The effect of halting all public programmes across the cultural sector has been devastating for artists creatively and financially. From the onset of this crisis, we have worked closely with all our partners to honour our commitments to the many artists and collaborators whose works and projects had to be interrupted. We continue to aim to re-arrange, rather than cancel, all the residencies, commissions, productions, and planned performances. At the same time, we are re-imagining our artist development programmes for this moment - gathering information from our community of artists and collaborators to tailor programmes and ensure the best possible support to our community in the short and long term.

We are in continued dialogue with our peers, colleagues and government bodies about the challenges facing our sector. These are ongoing conversations and we are providing evidence and case studies to help our national lobbying bodies reinforce the case for support now and as we choreograph our way forward.

 

3. Imagine new innovative content

Our efforts to stay connected to our audiences and participants over the next few months led to a new digital programme of full-length dance performances streaming every Thursday at 7pm via our website. Last week we started with the uplifting ‘Sokdo’ by Modern Table Dance Company from South Korea, first shown in our theatre in 2018. Tune in every Thursday here for online performances.
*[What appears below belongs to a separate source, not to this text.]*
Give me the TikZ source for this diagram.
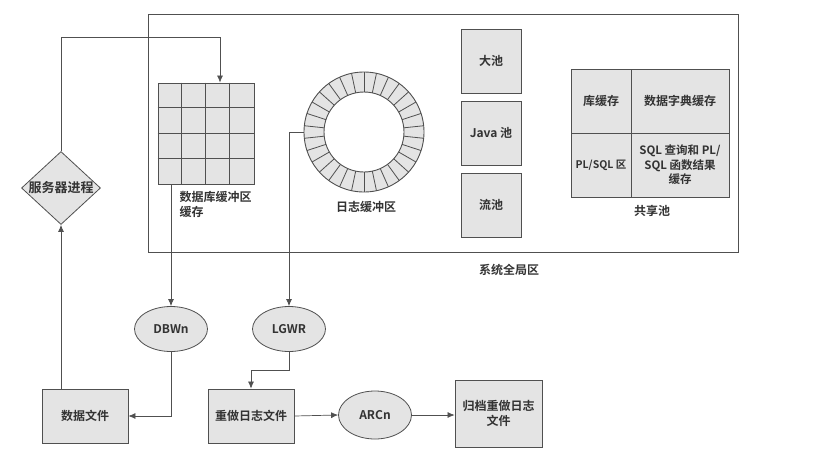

Our Creative Learning team created digital content in a record time to continue collaborating with our 14 Partner Schools and reach over 800 local children. 

Next to this, we are working alongside artists to develop new ideas they have imagined and that we can help them to share online. Long-term, we all have to think about how and where dance will happen in the future, how it will be created in this new world and how we can serve our community of artists and makers in new and innovative ways.

 

4. Increase resources and experiences online

The Place is very fortunate to have a loyal community of participants in our evening classes and courses. Our first series of ‘pay what you can’ online classes was piloted last week and online classes have sold out for the next three weeks. The high demand and continuous engagement is encouraging and we will evaluate this programme and do what we can to serve our dance community and their needs.

The young people in our Centre for Advanced Training have been taking part in live Zoom classes 3 days a week and auditions were held online as well for future students. Our undergraduate and post-graduate students returned from their Easter break to officially begin the new term, with all learning fully adapted online via Google Classrooms. Despite the teaching being done virtually, students have remained highly engaged in technique classes, group choreography tasks, partner work and much more, from their homes across the world. Our teachers are adapting this programme constantly as we listen to the feedback form our students to make sure they are working in a safe but challenging way. 

 

5. Develop New Opportunities to Enable Students & Participants to Have A Graduate Experience 

With input from the student body, we are in live discussions with the artists originally commissioned for London Contemporary Dance School Graduation shows to develop an alternative programme. We are confirming an online programme to start from early June, including creative tasks, workshops, lectures and live and recorded sessions with students.

Our young people involved in our CAT training programme feeding into the Graduation development process have suggested creating a film covering their experiences right now as their legacy. We champion the student voice and are excited to make this happen. We are also in live conversations with a range of artists to curate a series of masterclasses for our graduating cohort.

We are still hoping there will be a graduation performance moment for both our LCDS and CAT graduates when permitted.

 

Securing the future

Like many organisations this crisis confronts us with enormous financial challenges. Some of our income is from subsidy but a great deal of it is earned through the programmes which have stopped. We have remained committed to serving our community whilst working with all the support opportunities available to secure our organisation, continue to pay our suppliers and staff and mitigate the damage of lost income. As a result we have furloughed two thirds of our permanent staff, teachers and casual employees.

None of us quite knows yet what our futures, personally, professionally, or creatively hold. Nothing can replace live theatre and dancing, creating, and collaborating physically with other people. But it’s probable that the world as we knew it has irrevocably changed. How will people want to learn, what will people want to make and how will people want to watch it? We don’t think we can imagine these answers on our own.  We don’t know when we’ll be able to return to our studios or theatre and like the whole world, we don’t know what the world will look like. But whatever it is, the picture will be drawn by artists, audiences, producers, festivals and venues all listening carefully to each other.

There’s more uncertainty and more challenges ahead. 

We’ll create, evolve, reassemble and dance. That’s what we do.